- Nickname: "Bill"
- Born: December 17, 1890
- Died: January 27, 1979 (aged 88)
- Allegiance: United States of America
- Branch: United States Army
- Service years: 1911–1946
- Rank: Brigadier general
- Unit: Field Artillery Branch
- Conflicts: World War I Meuse-Argonne Offensive; Battle of Blanc Mont Ridge; ; World War II China-Burma-India Theater; ;
- Awards: Silver Star with Third Oak Leaf Cluster French Croix de guerre 1914–1918
- Relations: Edmund L. Gruber, (1879-1941), Brigadier general who wrote "The Caisson Song",

= William R. Gruber =

William Rudolph Gruber, (December 17, 1890 – January 27, 1979) Brigadier general, was an instructor at the Army Command and General Staff School at Fort Leavenworth when Dwight D. Eisenhower was a student there. Following Eisenhower's graduation, Gruber and his wife Helen Drennan Gruber were joined by Dwight D. and Mamie Eisenhower on a 17-day, 1800 mile motor trip through Belgium, Germany, Switzerland and France in 1929.

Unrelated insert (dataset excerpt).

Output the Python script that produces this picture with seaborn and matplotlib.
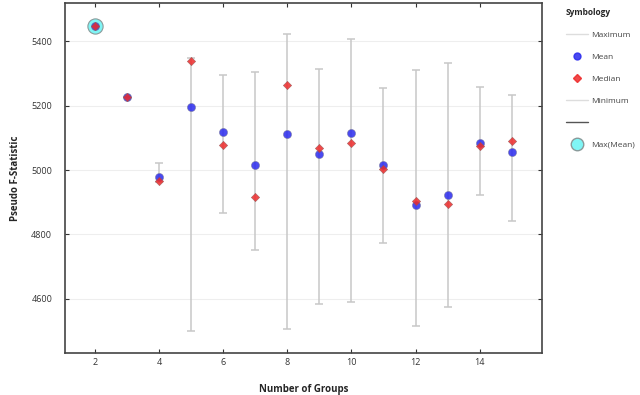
import seaborn as sns
import matplotlib.pyplot as plt
import pandas as pd
from matplotlib.lines import Line2D

# values
groups = [2, 3, 4, 5, 6, 7, 8, 9, 10, 11, 12, 13, 14, 15]
mean_f = [5447, 5228, 4977, 5196, 5118, 5016, 5113, 5050, 5115, 5017, 4892, 4921, 5083, 5055]
median_f = [5447, 5228, 4965, 5338, 5077, 4915, 5266, 5068, 5085, 5002, 4903, 4894, 5074, 5091]
max_f = [5447, 5228, 5022, 5349, 5297, 5304, 5422, 5313, 5408, 5254, 5311, 5332, 5257, 5234]
min_f = [5447, 5228, 4962, 4501, 4865, 4751, 4507, 4582, 4590, 4773, 4515, 4573, 4924, 4842]

df = pd.DataFrame({"groups": groups, "mean": mean_f, "median": median_f,
                   "max": max_f, "min": min_f})

sns.set_style("white")
plt.rcParams['font.family'] = ['Open Sans', 'DejaVu Sans']

fig = plt.figure(figsize=(6.4, 3.95), dpi=100)
ax = fig.add_axes([0.101, 0.107, 0.746, 0.885])

# min-max range as grey whiskers
ax.errorbar(df["groups"], df["mean"],
            yerr=[df["mean"] - df["min"], df["max"] - df["mean"]],
            fmt="none", ecolor="#c8c8c8", elinewidth=1.1, capsize=2.6, capthick=1.1, zorder=2)

# max(mean) highlight
best = df.loc[df["mean"].idxmax()]
ax.scatter([best["groups"]], [best["mean"]], s=120, color="#7ff5f5",
           edgecolor="#8a9a9a", linewidth=0.8, zorder=3)

sns.scatterplot(data=df, x="groups", y="mean", ax=ax, color="#2a2aee", s=34,
                alpha=0.85, edgecolor="#777799", linewidth=0.4, zorder=4)
sns.scatterplot(data=df, x="groups", y="median", ax=ax, color="#ee2a2a", marker="D", s=18,
                alpha=0.85, edgecolor="#995555", linewidth=0.4, zorder=5)

ax.set_xlim(1.05, 15.95)
ax.set_ylim(4432, 5519)
ax.set_xticks([2, 4, 6, 8, 10, 12, 14])
ax.set_yticks([4600, 4800, 5000, 5200, 5400])
ax.yaxis.grid(True, color="#eeeeee", linewidth=0.8)
ax.set_axisbelow(True)
ax.tick_params(axis="both", labelsize=6.5, colors="#333333", direction="in",
               length=3, width=0.8, top=True, right=True, left=True, bottom=True,
               labelcolor="#333333")
ax.tick_params(axis="x", pad=4)
ax.tick_params(axis="y", pad=9)
for s in ax.spines.values():
    s.set_color("#444444")
    s.set_linewidth(1.2)

ax.set_xlabel("Number of Groups", fontsize=7, fontweight="bold", labelpad=12)
ax.set_ylabel("Pseudo F-Statistic", fontsize=7, fontweight="bold", labelpad=7)

handles = [
    Line2D([], [], color="#dddddd", linewidth=1),
    Line2D([], [], marker="o", linestyle="none", color="#2a2aee", markersize=5, alpha=0.85),
    Line2D([], [], marker="D", linestyle="none", color="#ee2a2a", markersize=4.5, alpha=0.85),
    Line2D([], [], color="#dddddd", linewidth=1),
    Line2D([], [], color="#555555", linewidth=1),
    Line2D([], [], marker="o", linestyle="none", color="#7ff5f5", markersize=9,
           markeredgecolor="#8a9a9a"),
]
labels = ["Maximum", "Mean", "Median", "Minimum", "", "Max(Mean)"]
leg = fig.legend(handles, labels, loc="upper left", bbox_to_anchor=(0.884, 0.98),
                 frameon=False, fontsize=6, title="Symbology", handlelength=2.7,
                 handletextpad=0.4, labelspacing=1.7, alignment="left", borderaxespad=0,
                 borderpad=0)
leg.get_title().set_fontweight("bold")
leg.get_title().set_fontsize(6)
for t in leg.get_texts():
    t.set_color("#444444")

fig.savefig("out.png", dpi=100)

They left Paris on August 28, 1929, and drove to Brussels, Belgium. Their route then took them to Bonn, Germany, south along the Rhine River to Coblenz, Heidelberg and through the Black Forest. They then went to Switzerland, spending seven days and visiting Zürich, Lucerne, Interlaken, Montreux, and Geneva, and surviving a harrowing crossing of the Furka Pass high in the Alps. From Switzerland the travelers went to Besançon, then to Romagne in France where they visited the American War Cemetery. While the ladies stayed to visit with a mutual friend, Gruber and Eisenhower toured the World War I battlefields in the area. Eisenhower was an expert guide having just completed work on a guidebook for the Battle Monuments Commission. The Grubers and Eisenhowers returned to Paris on September 13.